Unbridled opportunity, uncertainty awaits trucking: TCP

NASHVILLE, Tenn. – Is trucking rolling through another predictable cycle or do the next few years truly represent a "new beginning" for the industry?

That’s what Lana Batts and Richard Mikes of Transport Capital Partners ask in a new report that sums up the state of trucking over the last couple of years and examines where the industry is headed.

In a recap of recent market reports as well as their own 4Q Business Expectation Survey, the authors indicate that two-thirds of truckers are optimistic about the year ahead of expect volume and rate increases; average freight rates were still increasing for half the responding carriers; the mergers and acquisitions market that was constrained last year is moving to a higher level with 45 percent of the carriers indicating an interest in buying over the next 18 months.

However, even with the good news, the industry faces some very tough issues such as uncertain freight demand; tight industry capacity with a reduced tractor fleet; the effects of regulation on drivers, carriers and shippers; overall operating cost inflation such as double digit tire price increases; and fuel prices more than $3.50 per gallon.

Capacity:

It continues to tighten with bankruptcies, exporting of used equipment, and few new truck purchases, all making contributions. The reports highlights Avondale Partners‘ estimation that bankruptcies took 12 percent of gross capacity off the road while many trucking companies cut fleet size resulting in a net reduction of 15 percent.

ATA data suggests small fleet size shrunk 16 percent from its peak, while large fleets fell 13 percent.

Equipment Costs:

Annual cost increases for equipment in the last two decades has been around 7 percent per year, although most of the increases were incurred in the last decade as EPA mandated engine changes have added about $15,000 per truck coupled with poorer fuel economy and increased maintenance costs, the authors state.

"Clearly someone must pay the equipment bill as freight moves on truck assets that have to be owned by someone (obviously the brokers do not want to own while some carriers do not either preferring contractors)."

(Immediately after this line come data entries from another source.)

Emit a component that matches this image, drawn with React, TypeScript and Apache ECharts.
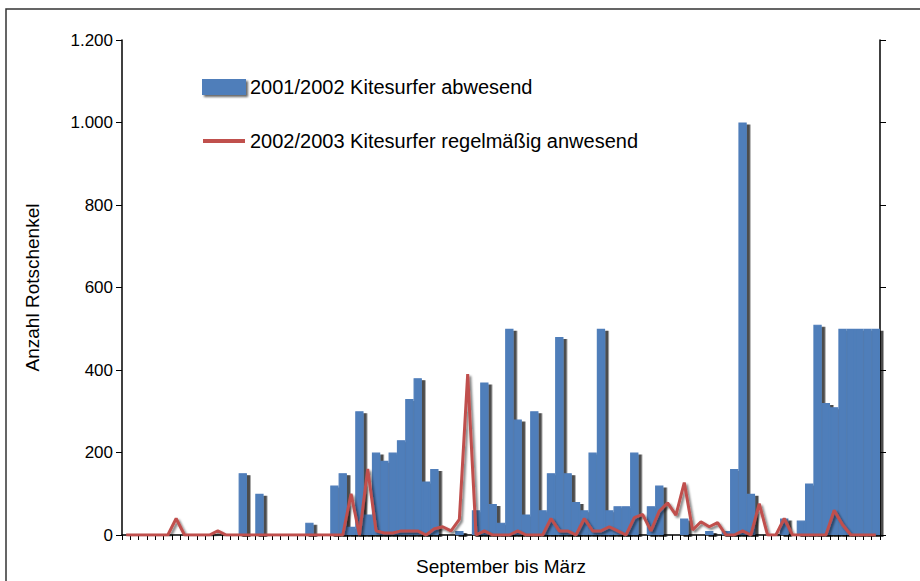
import React, { useEffect, useRef } from 'react';
import * as echarts from 'echarts';

const categories: string[] = Array.from({ length: 91 }, (_, i) => String(i + 1));

const seriesBarName = '2001/2002 Kitesurfer abwesend';
const seriesLineName = '2002/2003 Kitesurfer regelmäßig anwesend';
const xAxisTitle = 'September bis März';
const yAxisTitle = 'Anzahl Rotschenkel';

const bars2001: number[] = [
  0, 0, 0, 0, 0, 0, 0, 0, 0, 0,
  0, 0, 0, 0, 150, 0, 100, 0, 0, 0,
  0, 0, 30, 0, 0, 120, 150, 20, 300, 50,
  200, 180, 200, 230, 330, 380, 130, 160, 0, 0,
  10, 0, 60, 370, 75, 30, 500, 280, 50, 300,
  60, 150, 480, 150, 80, 60, 200, 500, 60, 70,
  70, 200, 0, 70, 120, 0, 0, 40, 0, 0,
  10, 0, 10, 160, 1000, 100, 0, 0, 0, 40,
  0, 35, 125, 510, 320, 310, 500, 500, 500, 500,
  500,
];

const line2002: number[] = [
  0, 0, 0, 0, 0, 0, 40, 0, 0, 0,
  0, 10, 0, 0, 0, 0, 0, 0, 0, 0,
  0, 0, 0, 0, 0, 0, 0, 100, 0, 160,
  10, 5, 5, 10, 10, 10, 0, 15, 20, 10,
  38, 390, 0, 10, 0, 0, 0, 10, 0, 0,
  0, 40, 10, 10, 0, 40, 10, 10, 20, 10,
  0, 42, 50, 10, 58, 78, 48, 127, 12, 32,
  20, 30, 0, 0, 10, 0, 76, 0, 0, 40,
  0, 0, 0, 0, 0, 60, 25, 0, 0, 0,
  0,
];

const yMin = 0;
const yMax = 1200;
const yStep = 200;

const FONT = '"Liberation Sans", Arial, Helvetica, sans-serif';

const fmt = (v: number) => String(v).replace(/\B(?=(\d{3})+(?!\d))/g, '.');

const BLUE = '#4F7EBA';
const RED = '#C0504D';

export default function App() {
  const ref = useRef<HTMLDivElement>(null);
  useEffect(() => {
    if (!ref.current) return;
    const chart = echarts.init(ref.current, null, { renderer: 'svg' });
    chart.setOption({
      animation: false,
      backgroundColor: '#ffffff',
      graphic: [
        {
          type: 'rect',
          silent: true,
          z: -10,
          shape: { x: 6, y: 9, width: 1000, height: 1000 },
          style: { fill: 'none', stroke: '#333333', lineWidth: 1.5 },
        },
      ],
      grid: { left: 122, right: 40, top: 40, bottom: 45, show: false },
      legend: {
        orient: 'vertical',
        left: 197,
        top: 72,
        itemWidth: 42,
        itemHeight: 14,
        itemGap: 34,
        textStyle: { fontSize: 20, color: '#000', fontFamily: FONT },
        data: [
          {
            name: seriesBarName,
            icon: 'rect',
            itemStyle: {
              color: BLUE,
              shadowColor: 'rgba(0,0,0,0.6)',
              shadowBlur: 2,
              shadowOffsetX: 2,
              shadowOffsetY: 2,
            },
          },
          {
            name: seriesLineName,
            icon: 'path://M0,0 L42,0 L42,4 L0,4 Z',
            itemStyle: { color: RED },
          },
        ],
      },
      xAxis: [
        {
          type: 'category',
          data: categories,
          boundaryGap: true,
          axisLine: { lineStyle: { color: '#000', width: 1.5 } },
          axisTick: { show: true, interval: 0, length: 5, lineStyle: { color: '#000', width: 1 } },
          axisLabel: { show: false },
          name: xAxisTitle,
          nameLocation: 'middle',
          nameGap: 22,
          nameTextStyle: { fontSize: 19, color: '#000', fontFamily: FONT },
        },
        {
          type: 'category',
          position: 'top',
          data: categories,
          boundaryGap: true,
          axisLine: {
            lineStyle: {
              color: '#777',
              width: 2,
              shadowColor: 'rgba(0,0,0,0.4)',
              shadowBlur: 2,
              shadowOffsetY: 1,
            },
          },
          axisTick: { show: false },
          axisLabel: { show: false },
        },
      ],
      yAxis: [
        {
          type: 'value',
          min: yMin,
          max: yMax,
          interval: yStep,
          position: 'left',
          axisLine: { show: true, lineStyle: { color: '#000', width: 1.5 } },
          axisTick: { show: true, length: 6, lineStyle: { color: '#000' } },
          splitLine: { show: false },
          axisLabel: {
            margin: 9,
            fontSize: 17,
            color: '#000',
            fontFamily: FONT,
            formatter: (v: number) => fmt(v),
          },
          name: yAxisTitle,
          nameLocation: 'middle',
          nameGap: 80,
          nameTextStyle: { fontSize: 19, color: '#000', fontFamily: FONT },
        },
        {
          type: 'value',
          min: yMin,
          max: yMax,
          interval: yStep,
          position: 'right',
          axisLine: { show: true, lineStyle: { color: '#000', width: 1.5 } },
          axisTick: { show: true, length: 6, lineStyle: { color: '#000' } },
          splitLine: { show: false },
          axisLabel: { show: false },
        },
      ],
      series: [
        {
          type: 'bar',
          name: seriesBarName,
          data: bars2001,
          barCategoryGap: '0%',
          barGap: '0%',
          itemStyle: {
            color: BLUE,
            borderColor: BLUE,
            borderWidth: 1.2,
            shadowColor: 'rgba(0,0,0,0.7)',
            shadowBlur: 1.5,
            shadowOffsetX: 3.5,
            shadowOffsetY: 2,
          },
        },
        {
          type: 'line',
          name: seriesLineName,
          data: line2002,
          symbol: 'none',
          showSymbol: false,
          z: 5,
          itemStyle: { color: RED },
          lineStyle: {
            color: RED,
            width: 3,
            shadowColor: 'rgba(0,0,0,0.5)',
            shadowBlur: 2,
            shadowOffsetX: 2,
            shadowOffsetY: 2,
          },
        },
      ],
    });
    return () => chart.dispose();
  }, []);
  return (
    <div
      ref={ref}
      style={{ position: 'fixed', left: 0, top: 0, width: 920, height: 581, background: '#fff' }}
    />
  );
}
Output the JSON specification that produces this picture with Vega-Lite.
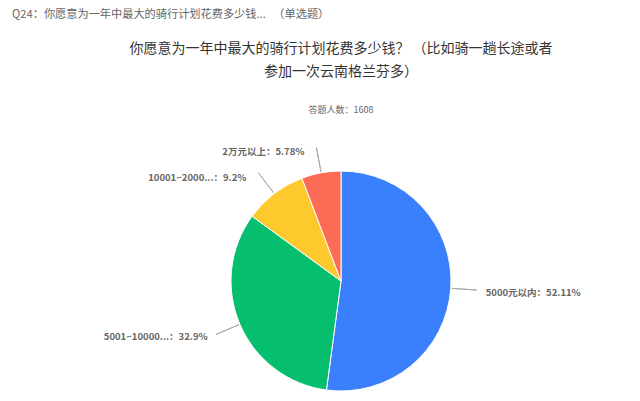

Contractors, meanwhile, have fled the industry without adequate compensation for their capital or labor. "The economic returns to capital must be there or capital will not flow to the industry long term. This was evidenced by the fleet downsizing of the last few years. Lenders who have been ‘burned’ by repossessions and bankruptcies are not likely to return without seeing solid earnings evidence."

As well, the recent upward trend in Class 8 purchases is not to expand but to replace as carriers face mounting maintenance costs and a looming driver shortage with an older fleet.

Regulatory Issues:

TCP surveys indicate 92 percent of the fleets are preparing for driver wage increases of up to 5 percent – "this is in spite of 9 percent-plus unemployment in the general economy."

CSA, specifically, has the biggest potential to remove drivers who do not meet the new guidelines. "We expect shippers will be gravitating away from marginal carriers as CSA is implemented and understood during 2011. This could take 2-5 percent of drivers off the road."

Hours of Service (HOS) regulations are less certain, but it’s been suggested that reducing driving hours from 11 to 10 coupled with other constraints "is keeping carriers scrambling."

Fleet utility could drop s much as 10 percent.

Fuel Costs:

"Rapidly rising fuel costs have an almost one-one correlation with trucking company bankruptcies," states the report.

The authors expect bankruptcies to increase, thus further driving out capacity.

"While for hire fleets have a plethora of fuel adjustment methods for dealing with rapidly rising fuel prices, they have varying degrees of success."

In essence, it is the rare carrier who can actually recover the brunt of fuel prices due to rates not based on actual miles traveled, but out of route miles and congestion, reefer fuel and day-to-day-increases."

TCP concludes that carriers are bringing these issues to the negotiating table as their pricing power increases to recoup these losses, resulting in rate increases of middle to upper single digits in the second half of 2011, plus equitable compensation for fuel.